Convergent-source highlights (cited 3+ times across per-emotion runs OR cross-cutting LLM agreement):

  • Catherine Lutz, Unnatural Emotions (1988) — 8+ emotion runs.
  • Anna Wierzbicka, Emotions Across Languages and Cultures (1999) — 10+ emotion runs.
  • Aristotle, Rhetoric — 4+ emotion runs (anger, fear, contempt, etc.).
  • Søren Kierkegaard, The Concept of Anxiety (1844) — 3+ emotion runs.
  • Heidegger, Being and Time §40 — 4+ emotion runs.
  • Mary Karr, The Liars' Club + Lit — both CONVERGENT across OpenAI and Claude on Prompt 2.
  • Joan Didion, The Year of Magical Thinking — 4+ emotion runs (grief, bewilderment, disappointment).
  • C. S. Lewis, A Grief Observed + Surprised by Joy — both CONVERGENT.
  • Yalom, Love's Executioner — 4+ runs (desire, grief, source-discovery, therapy-discovery).
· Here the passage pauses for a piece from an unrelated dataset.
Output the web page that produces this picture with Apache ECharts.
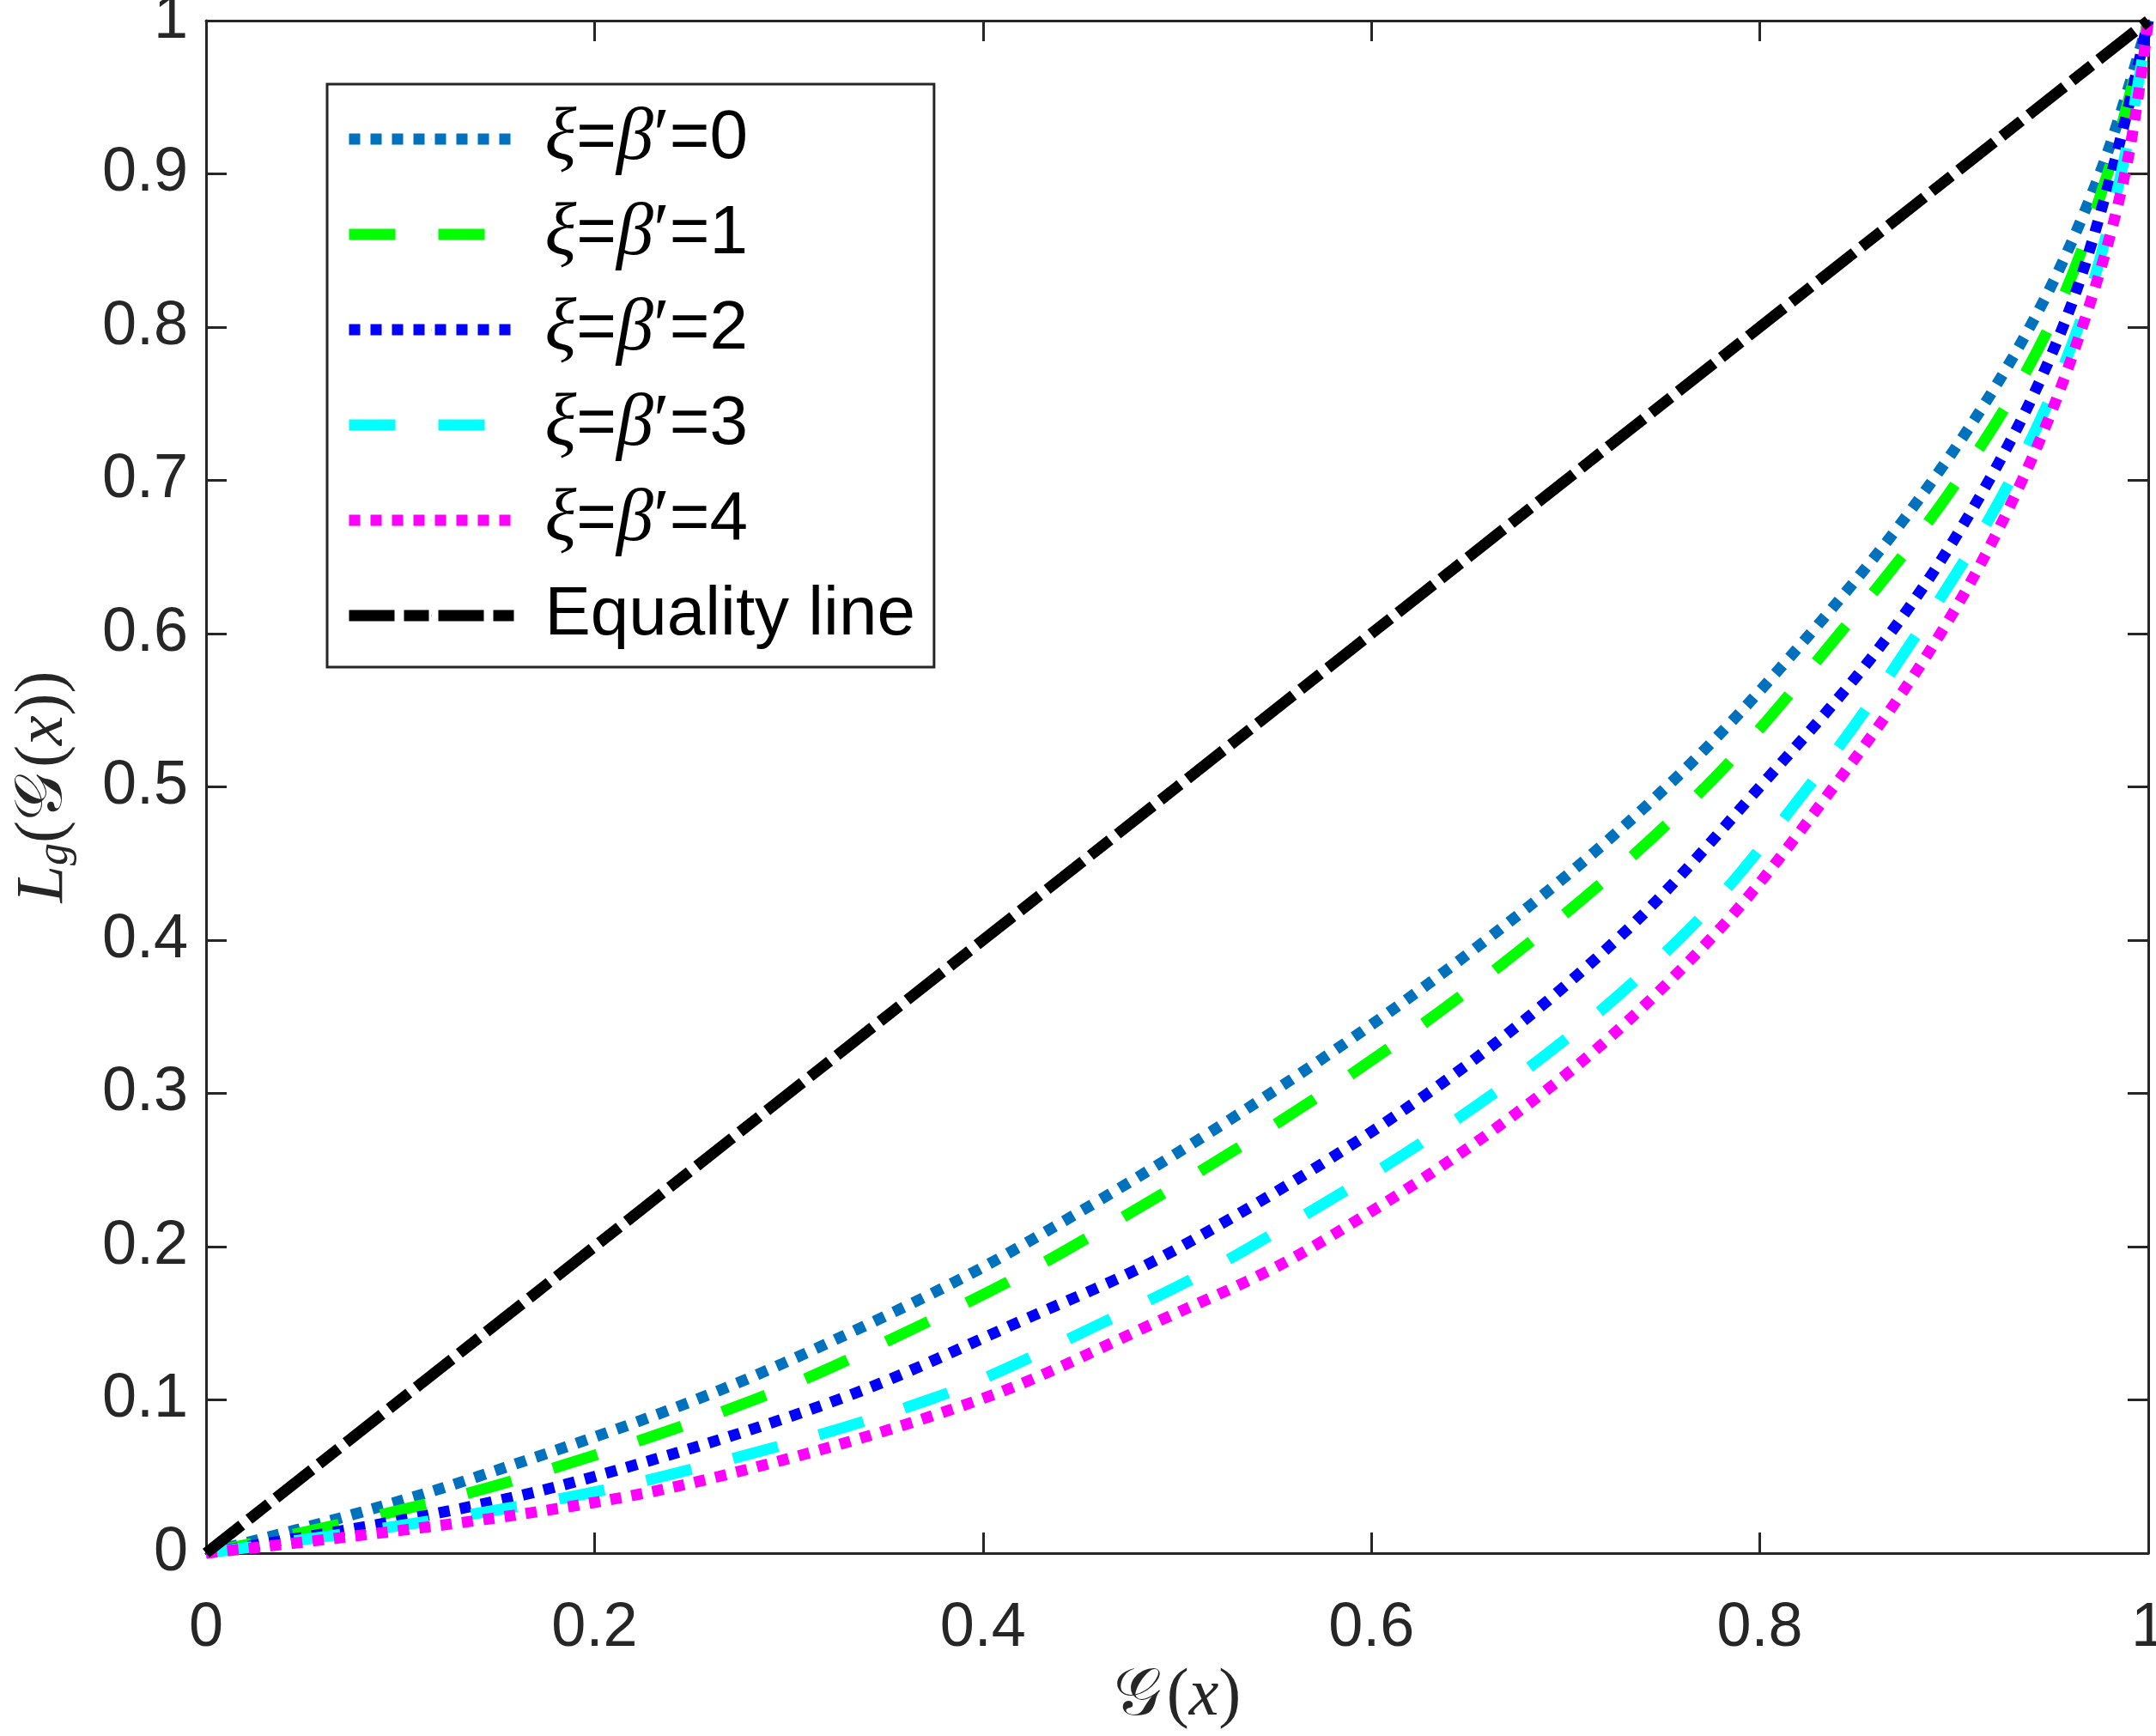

Honest gaps flagged across the bring-back (consolidated from §J of digest): East/Southeast Asian memoir; Continental European clinical writing; non-Anglophone ethnography beyond the canonical Lutz/Levy/Briggs lineage; emerging indigenous emotion frameworks beyond Kimmerer/Krenak/Akomolafe; disability/trans/sex-work memoir under-cited; mid-20th-c. Eastern European confessional traditions suspected to exist but undercited.

Next:

  • Phase 2.5 — extract per-emotion canonical anchors for the remaining 15 emotions (joy, hope, jealousy, longing, loneliness, love, nostalgia, pride, relief, resentment, sadness, shame, tenderness, trust, despair, contentment, contempt, boredom, bewilderment, awe). Filed as a follow-up under ASN-1023.
  • Phase 4lib/loom/taxonomy/emotion.ts extension covering 12 candidate primary additions identified in the bring-back INDEX (awe, bewilderment, boredom, contempt, contentment, despair, gratitude, hope, jealousy, loneliness, resentment, trust). Plus longing↔yearning collapse-or-keep decision per the OpenAI longing run §1.
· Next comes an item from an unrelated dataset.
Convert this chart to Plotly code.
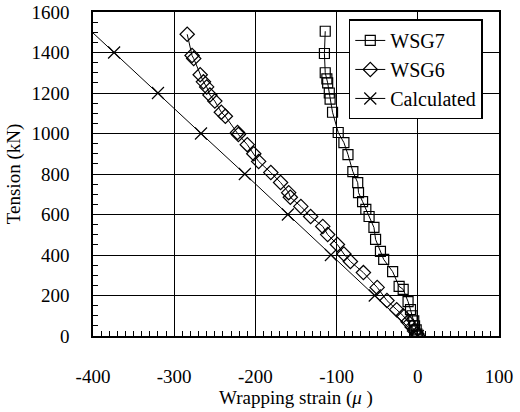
import plotly.graph_objects as go

# WSG7 (squares)
wsg7_strain = [-114, -115, -114, -112, -111, -109, -108, -105, -98, -91, -86, -80, -74, -73, -68, -64, -60,
               -54, -52, -46, -42, -31, -23, -18, -12, -9, -7, -5, -4, -2, -1, 0]
wsg7_tension = [1505, 1395, 1300, 1270, 1250, 1200, 1170, 1105, 1005, 955, 896, 812, 757, 708, 664, 625, 590,
                536, 477, 418, 378, 318, 245, 230, 170, 130, 100, 75, 50, 30, 10, 0]

# WSG6 (diamonds)
wsg6_strain = [-284, -278, -276, -268, -264, -260, -256, -250, -242, -237, -222, -221, -210, -202, -196, -181,
               -169, -159, -157, -144, -132, -117, -111, -99, -91, -83, -67, -50, -38, -26, -18, -12, -7, -4, -1, 0]
wsg6_tension = [1490, 1385, 1370, 1290, 1255, 1230, 1190, 1160, 1105, 1085, 1005, 995, 945, 900, 862, 807,
                758, 708, 685, 640, 590, 541, 501, 452, 405, 368, 313, 240, 175, 130, 100, 70, 45, 25, 10, 0]

# Calculated (x markers, straight line)
calc_strain = [0, -53, -107, -160, -213, -267, -320, -374, -417]
calc_tension = [0, 200, 400, 600, 800, 1000, 1200, 1400, 1560]

x_ticks = [-400, -300, -200, -100, 0, 100]
y_ticks = [0, 200, 400, 600, 800, 1000, 1200, 1400, 1600]
x_minor = list(range(-400, 101, 10))
y_minor = list(range(0, 1601, 50))

FONT = "Times New Roman, serif"

fig = go.Figure()
fig.add_trace(go.Scatter(
    x=wsg7_strain, y=wsg7_tension, mode="lines+markers", name="WSG7",
    line=dict(color="black", width=1),
    marker=dict(symbol="square-open", size=10, color="black", line=dict(width=1.2)),
))
fig.add_trace(go.Scatter(
    x=wsg6_strain, y=wsg6_tension, mode="lines+markers", name="WSG6",
    line=dict(color="black", width=1),
    marker=dict(symbol="diamond-open", size=11, color="black", line=dict(width=1.2)),
))
fig.add_trace(go.Scatter(
    x=calc_strain, y=calc_tension, mode="lines+markers", name="Calculated",
    line=dict(color="black", width=1),
    marker=dict(symbol="x-thin-open", size=12, color="black", line=dict(width=1.2, color="black")),
))

axis_common = dict(
    showline=True, linecolor="black", linewidth=1.5, mirror=True,
    showgrid=True, gridcolor="black", gridwidth=1, zeroline=False,
    ticks="", tickfont=dict(family=FONT, size=19, color="black"),
)

fig.update_layout(
    template="none",
    xaxis=dict(
        range=[-400, 100], tickvals=x_ticks, ticktext=[str(v) for v in x_ticks],
        ticklabelstandoff=22,
        title=dict(text="Wrapping strain (<i>μ</i> )", font=dict(family=FONT, size=19, color="black"), standoff=4),
        **axis_common,
    ),
    yaxis=dict(
        range=[0, 1600], tickvals=y_ticks, ticktext=[str(v) for v in y_ticks],
        ticklabelstandoff=18,
        title=dict(text="Tension (kN)", font=dict(family=FONT, size=19, color="black"), standoff=6),
        **axis_common,
    ),
    # overlay axes carrying the small inside ticks
    xaxis2=dict(
        overlaying="x", anchor="y", side="bottom", range=[-400, 100],
        tickvals=x_minor, ticks="inside", ticklen=5, tickcolor="black", tickwidth=1,
        showticklabels=False, showgrid=False, zeroline=False, showline=False,
    ),
    yaxis2=dict(
        overlaying="y", anchor="x", side="left", range=[0, 1600],
        tickvals=y_minor, ticks="inside", ticklen=5, tickcolor="black", tickwidth=1,
        showticklabels=False, showgrid=False, zeroline=False, showline=False,
    ),
    width=520, height=412,
    margin=dict(l=93, r=21, t=12, b=76, autoexpand=False),
    showlegend=True,
    legend=dict(
        x=0.63, y=0.977, xanchor="left", yanchor="top",
        bgcolor="white", bordercolor="black", borderwidth=1.5,
        font=dict(family=FONT, size=20, color="black"),
    ),
)

# invisible trace so the overlay axes are drawn
fig.add_trace(go.Scatter(x=[None], y=[None], xaxis="x2", yaxis="y2", showlegend=False, hoverinfo="skip"))

fig.write_html("out.html")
Engineering shipped (2026-04-29)

  • lib/artwork/emotion-discovery-packs.ts — shared packs + Europeana strategy shapes + Smithsonian EDAN term hints.
  • scripts/artwork/discover-by-emotion.ts — CLI: --emotion, --sources, --audit, --list-emotions.
  • getEmotionDiscoveryQueriesForMet|Artic|Bnf, getSmithsonianEmotionEdanTermHints on museum clients.
  • searchEuropeana({ strategies }) override for emotion-targeted Europeana runs.
  • npm run artwork:discover:emotion.